20 Responses to “Five Frugal Shopping Tips”

  1. Anonymous

    Never go to the grocery store hungry!

    Also, for those buying in bulk – keep track of the price per unit as sometimes those giant packages aren’t any cheaper (and are sometimes more expensive) than buying the normal size. Also, when you know the going rate, you know who is having the best bargains that week and you are less likely to get taken in by those flashy ‘big deals’ in store.

    Use coupons! Combine coupons with weekly in-store specials to save more (bogo in store + $1 off coupon = good deal!).

    Make a list ahead of time and check the circulars against that list – go to the store that has those items cheapest that week and only get items on the list.

    Buy and freeze when you can.

    Also, be aware of all store policies. Some stores will double coupons. Some stores will match the price of other stores (Wal-Mart is one). Some stores will accept store coupons in addition to manufacturer’s coupons. The more info you have, the better your receipt will look!

    When I was a kid, one of our local grocery stores had one day where coupons were all doubled (nowadays doubling usually stops at $1.00) and mom and her best friend would plan for days – collecting coupons, looking at the sales circulars, etc. and would go very early in the morning (it was open 24 hours) and leave with several carts full of stuff and a receipt for some tiny amount like $10. Sure they had six giant bottles of detergent, but they had lots of friends and they were always willing to share. I loved watching them perform this miracle of frugality (of course it was, in fact, a necessity due to their lack of income but I didn’t know that at the time).

  2. Anonymous

    STORE BRANDS>>>>>>>>CAREFUL

    watch the ingredient list on store brands. they are usually not the same as the comparable brand names. they cut corners and a lot of times and use more ‘not as good for you’ ingredients and perhaps more filler. i do admit there is times that the store brand is better tasting. one minor example is publix ‘pop tarts’ when compared to kellogg’s. publix uses a much better tasting crust

  3. Anonymous

    There’s some great tips here. The ones that I would add to the list are:

    Start keeping track of the prices you pay for items that you buy regularly. The stores use marketing ploys to make “Sale Items” sound like a great deal, when sometimes they’re barely offering a discount at all. Also, when YOU know you’re getting a good price, you’ll also know it’s time to stock up on items that you won’t let go to waste.

    Try not to be a brand shopper. Very rarely do the best deals happen frequently on the same brands, be it store brands or national. If you are able to find a few different brands that you like for each product you buy regularly, you won’t get stuck paying the regular price when you “run out and have to get more”.

    Next, there is more to end caps and aisle displays than meets the eye. Even if you are an educated shopper that knows an item is at a good price this week, take the time to find it in its’ usual location. Many times the stores use perishable items as loss leaders because they are nearing the end of their shelf life. You might just find a more distant expiration date if you check the dates at both locations.

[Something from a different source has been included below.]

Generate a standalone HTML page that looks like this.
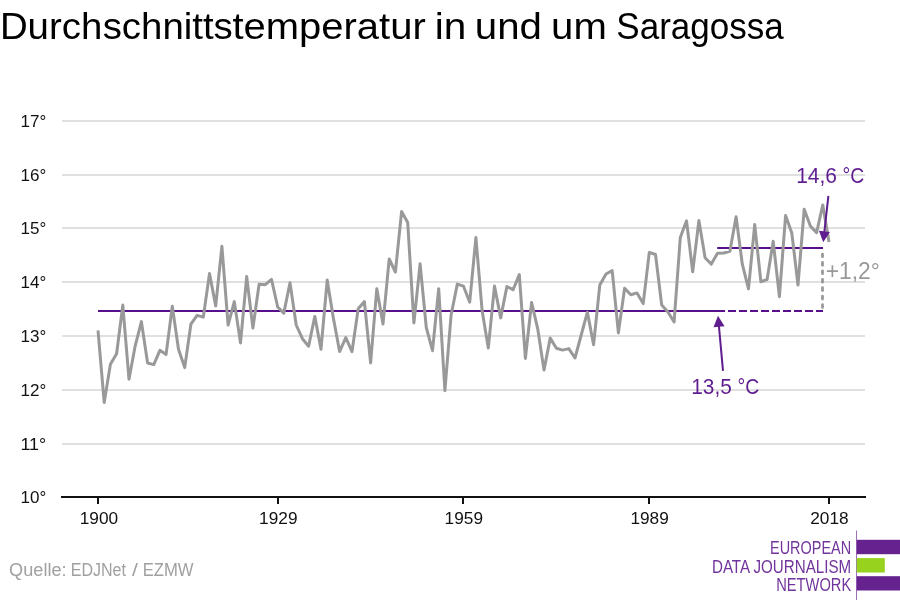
<!DOCTYPE html>
<html><head><meta charset="utf-8"><title>Durchschnittstemperatur in und um Saragossa</title>
<style>
html,body{margin:0;padding:0;background:#fff;}
body{width:900px;height:600px;overflow:hidden;font-family:"Liberation Sans",sans-serif;}
svg{display:block;will-change:transform;font-family:"Liberation Sans",sans-serif;}
</style></head><body>
<svg width="900" height="600" viewBox="0 0 900 600">
<rect width="900" height="600" fill="#fff"/>
<g font-size="37" fill="#000"><text x="-0.11" y="38.7" textLength="102.35" lengthAdjust="spacingAndGlyphs">Durch</text><text x="102.66" y="38.7" textLength="130.13" lengthAdjust="spacingAndGlyphs">schnitts</text><text x="232.46" y="38.7" textLength="193.27" lengthAdjust="spacingAndGlyphs">temperatur</text><text x="434.76" y="38.7" textLength="31.57" lengthAdjust="spacingAndGlyphs">in</text><text x="474.78" y="38.7" textLength="67.12" lengthAdjust="spacingAndGlyphs">und</text><text x="551.09" y="38.7" textLength="55.72" lengthAdjust="spacingAndGlyphs">um</text><text x="616.34" y="38.7" textLength="167.35" lengthAdjust="spacingAndGlyphs">Saragossa</text></g>
<g><rect x="62" y="120" width="803" height="2" fill="#e0e0e0"/><rect x="62" y="174" width="803" height="2" fill="#e0e0e0"/><rect x="62" y="227" width="803" height="2" fill="#e0e0e0"/><rect x="62" y="281" width="803" height="2" fill="#e0e0e0"/><rect x="62" y="335" width="803" height="2" fill="#e0e0e0"/><rect x="62" y="389" width="803" height="2" fill="#e0e0e0"/><rect x="62" y="443" width="803" height="2" fill="#e0e0e0"/></g>
<g font-size="16.5" fill="#111"><text x="20.46" y="126.9" textLength="25.78" lengthAdjust="spacingAndGlyphs">17°</text><text x="20.46" y="180.9" textLength="25.78" lengthAdjust="spacingAndGlyphs">16°</text><text x="20.46" y="233.9" textLength="25.78" lengthAdjust="spacingAndGlyphs">15°</text><text x="20.46" y="287.9" textLength="25.78" lengthAdjust="spacingAndGlyphs">14°</text><text x="20.46" y="341.9" textLength="25.78" lengthAdjust="spacingAndGlyphs">13°</text><text x="20.46" y="395.9" textLength="25.78" lengthAdjust="spacingAndGlyphs">12°</text><text x="20.46" y="449.9" textLength="25.78" lengthAdjust="spacingAndGlyphs">11°</text><text x="20.46" y="502.9" textLength="25.78" lengthAdjust="spacingAndGlyphs">10°</text></g>
<line x1="98" y1="311" x2="724.7" y2="311" stroke="#570f8b" stroke-width="2"/>
<line x1="717" y1="311" x2="823" y2="311" stroke="#570f8b" stroke-width="2" stroke-dasharray="8 3"/>
<line x1="717.2" y1="248" x2="823" y2="248" stroke="#570f8b" stroke-width="2"/>
<polyline points="98.0,330.3 104.2,402.4 110.4,364.2 116.6,353.7 122.8,305.1 129.0,379.2 135.2,345.8 141.4,321.6 147.6,363.0 153.8,364.6 159.9,350.3 166.1,354.4 172.3,306.3 178.5,349.2 184.7,367.6 190.9,324.2 197.1,315.4 203.3,317.1 209.5,273.6 215.7,305.9 221.9,246.3 228.1,325.1 234.3,301.6 240.5,342.9 246.7,276.6 252.9,328.1 259.1,284.2 265.3,284.7 271.5,279.4 277.7,307.0 283.8,313.1 290.0,282.8 296.2,325.0 302.4,338.7 308.6,346.2 314.8,316.4 321.0,349.2 327.2,280.1 333.4,318.3 339.6,351.6 345.8,337.6 352.0,351.6 358.2,308.8 364.4,301.6 370.6,362.9 376.8,288.8 383.0,323.9 389.2,259.0 395.4,272.0 401.6,211.6 407.7,222.5 413.9,322.9 420.1,263.8 426.3,327.5 432.5,350.7 438.7,288.7 444.9,390.7 451.1,315.0 457.3,284.1 463.5,286.2 469.7,302.2 475.9,237.6 482.1,310.4 488.3,347.9 494.5,286.1 500.7,317.9 506.9,286.5 513.1,289.7 519.3,274.6 525.4,358.4 531.6,302.5 537.8,329.2 544.0,370.1 550.2,338.1 556.4,348.3 562.6,350.1 568.8,348.6 575.0,358.0 581.2,335.0 587.4,312.2 593.6,344.7 599.8,285.0 606.0,274.0 612.2,270.6 618.4,332.9 624.6,288.3 630.8,294.8 637.0,292.9 643.2,303.6 649.3,252.4 655.5,254.5 661.7,305.0 667.9,312.0 674.1,321.9 680.3,237.5 686.5,220.8 692.7,271.7 698.9,220.4 705.1,257.8 711.3,264.1 717.5,253.3 723.7,253.0 729.9,251.3 736.1,216.8 742.3,264.2 748.5,288.9 754.7,224.6 760.9,281.8 767.1,279.5 773.2,241.3 779.4,296.7 785.6,215.5 791.8,233.0 798.0,285.1 804.2,209.2 810.4,226.1 816.6,232.7 822.8,204.9 829.0,242.1" fill="none" stroke="#999" stroke-width="3" stroke-linejoin="round" stroke-linecap="butt"/>
<rect x="61" y="496" width="805" height="2" fill="#111"/>
<g><rect x="97" y="497" width="2" height="7" fill="#111"/><rect x="277" y="497" width="2" height="7" fill="#111"/><rect x="462" y="497" width="2" height="7" fill="#111"/><rect x="648" y="497" width="2" height="7" fill="#111"/><rect x="828" y="497" width="2" height="7" fill="#111"/></g>
<g font-size="16.5" fill="#111"><text x="98.9" y="523.8" text-anchor="middle" textLength="38.4" lengthAdjust="spacingAndGlyphs">1900</text><text x="278.3" y="523.8" text-anchor="middle" textLength="38.4" lengthAdjust="spacingAndGlyphs">1929</text><text x="463.8" y="523.8" text-anchor="middle" textLength="38.4" lengthAdjust="spacingAndGlyphs">1959</text><text x="649.6" y="523.8" text-anchor="middle" textLength="38.4" lengthAdjust="spacingAndGlyphs">1989</text><text x="829.4" y="523.8" text-anchor="middle" textLength="38.4" lengthAdjust="spacingAndGlyphs">2018</text></g>
<line x1="822.5" y1="254.05" x2="822.5" y2="308" stroke="#999" stroke-width="2.8" stroke-linecap="round" stroke-dasharray="2.8 5.63"/>
<line x1="723.0" y1="370.8" x2="718.9" y2="325.8" stroke="#5f1d90" stroke-width="2"/><polygon points="718.0,315.8 724.5,326.3 713.5,327.3" fill="#5f1d90"/>
<line x1="828.4" y1="195.9" x2="824.3" y2="232.3" stroke="#5f1d90" stroke-width="2"/><polygon points="823.2,242.2 819.0,230.7 829.9,231.9" fill="#5f1d90"/>
<g font-size="22.8" fill="#5f1d90">
<text x="796.19" y="182.5" textLength="40.85" lengthAdjust="spacingAndGlyphs">14,6</text><text x="842.44" y="182.5" textLength="21.78" lengthAdjust="spacingAndGlyphs">°C</text>
<text x="691.2" y="393.5" textLength="40.6" lengthAdjust="spacingAndGlyphs">13,5</text><text x="737.44" y="393.5" textLength="21.78" lengthAdjust="spacingAndGlyphs">°C</text>
</g>
<text x="825.72" y="278.75" font-size="24.2" fill="#999" textLength="54.12" lengthAdjust="spacingAndGlyphs">+1,2°</text>
<g font-size="17.6" fill="#a0a0a0">
<text x="9.13" y="576.4" textLength="57.52" lengthAdjust="spacingAndGlyphs">Quelle:</text><text x="70.73" y="576.4" textLength="55.28" lengthAdjust="spacingAndGlyphs">EDJNet</text><text x="131.9" y="576.4" textLength="5.9" lengthAdjust="spacingAndGlyphs">/</text><text x="142.68" y="576.4" textLength="50.86" lengthAdjust="spacingAndGlyphs">EZMW</text>
</g>
<g font-size="18.2" fill="#71359c">
<text x="770.0" y="554" textLength="81.15" lengthAdjust="spacingAndGlyphs">EUROPEAN</text>
<text x="711.95" y="572.6" textLength="139.27" lengthAdjust="spacingAndGlyphs">DATA JOURNALISM</text>
<text x="776.19" y="590.6" textLength="74.99" lengthAdjust="spacingAndGlyphs">NETWORK</text>
</g>
<rect x="856" y="530.5" width="1" height="70" fill="#9a70b9"/>
<rect x="856.7" y="539.8" width="44" height="14.4" fill="#66228f"/>
<rect x="856.7" y="558.1" width="28.1" height="14.4" fill="#97d31e"/>
<rect x="856.7" y="576.2" width="44" height="14.3" fill="#66228f"/>
</svg>
</body></html>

    Last and most certainly not least, read your receipts before you drive away! I can’t count how many times sale items have not rang up at their correct, advertised, prices at the register. If an item or items doesn’t ring up correctly and you spot it before leaving, you can get them to correct before you leave. Some stores (Kroger) will even give you the item for free because of the mistake. For stores that don’t have the same policy, they will at least pay you for the difference.

  4. Anonymous

    Great tips. I have also noticed that the popular items are all at eye level in the stores and if you lok more carefully at the top and bottom shelves you may find some great bargains.

  5. Anonymous

    And check the savings. So many times I’ve been drawn to a sales ticket, only to look closer and realise that the saving is 4 cents or something equally lame.

  6. Anonymous

    In support of point #1, I (or my family) have yet to prefer a nationally advertised brand of peanut butter over what most supermarkets sell as their own. Good post.

  7. Anonymous

    You know, my local grocery store (part of a 5 store local chain) usually has their best sale items on the end caps. Deals like .99/64 oz apple juice, $5.98/6 pack micro-brews, etc. I ALWAYS check the end caps for the deals. Maybe it’s because they’re small, and not merchandised by a huge corporate office…anyway, good tips!

  8. Anonymous

    These seem to be solid tips. My addition would be to remember that you can use your freezer to store perishable stuff you can’t use right away, allowing you to further take advantage of tip #2…

  9. Anonymous

    I especially agree with point #1–oftentimes the store brand actually IS the name brand product. My father is a truck driver and he regularly hauls grocery items from maufacture location to Grocery warehouses and he’ll have pallets of Tide and storebrand laundry detergent coming out of the same plant for transport.

    @Momma–in addition to the impulse buys, there’s also the carelessness of the “get me the heck outta here” buys that can be triggered by spouses and children

  10. Anonymous

    The only shopping tip I can really add to your list is “Go shopping alone. Going shopping with spouses and children can drive up impulse buys by a considerable amount.”

  11. Anonymous

    Do most stores really take the products back if you don’t like them? I am always willing to try store brands, and I really like some, but I think others are pretty awful. I would be encouraged to try them much more often if I knew the money-back guarantee really worked (I always see that on boxes, but always worry it would be too much of a hassle).

  12. Anonymous

    Don’t forget the products that they put in the middle of the aisle sometimes. I work in retail and end caps and isle products bring 30-40% of the business. They know that the probability that you buy an item dramatically increases if its put in the aisle.

  13. Anonymous

    Good advice on the circulars. Stores frequently run loss-leaders right next to items they marked up to offset. It’s the classic bait-and-switch…get you in the store with a loss-leader promotion and then sell you on everything else at regular price. It takes a close eye to discern the difference.

  14. Anonymous

    I totally agree. Another great way to shop cheaper is to buy in bulk at places like Sams Club. Yes, they charge an annual fee to buy stuff there, but what I do is I help split that cost with a couple of my housemates. Then we all go shopping (Or one of us does) for each other and pick up common household materials.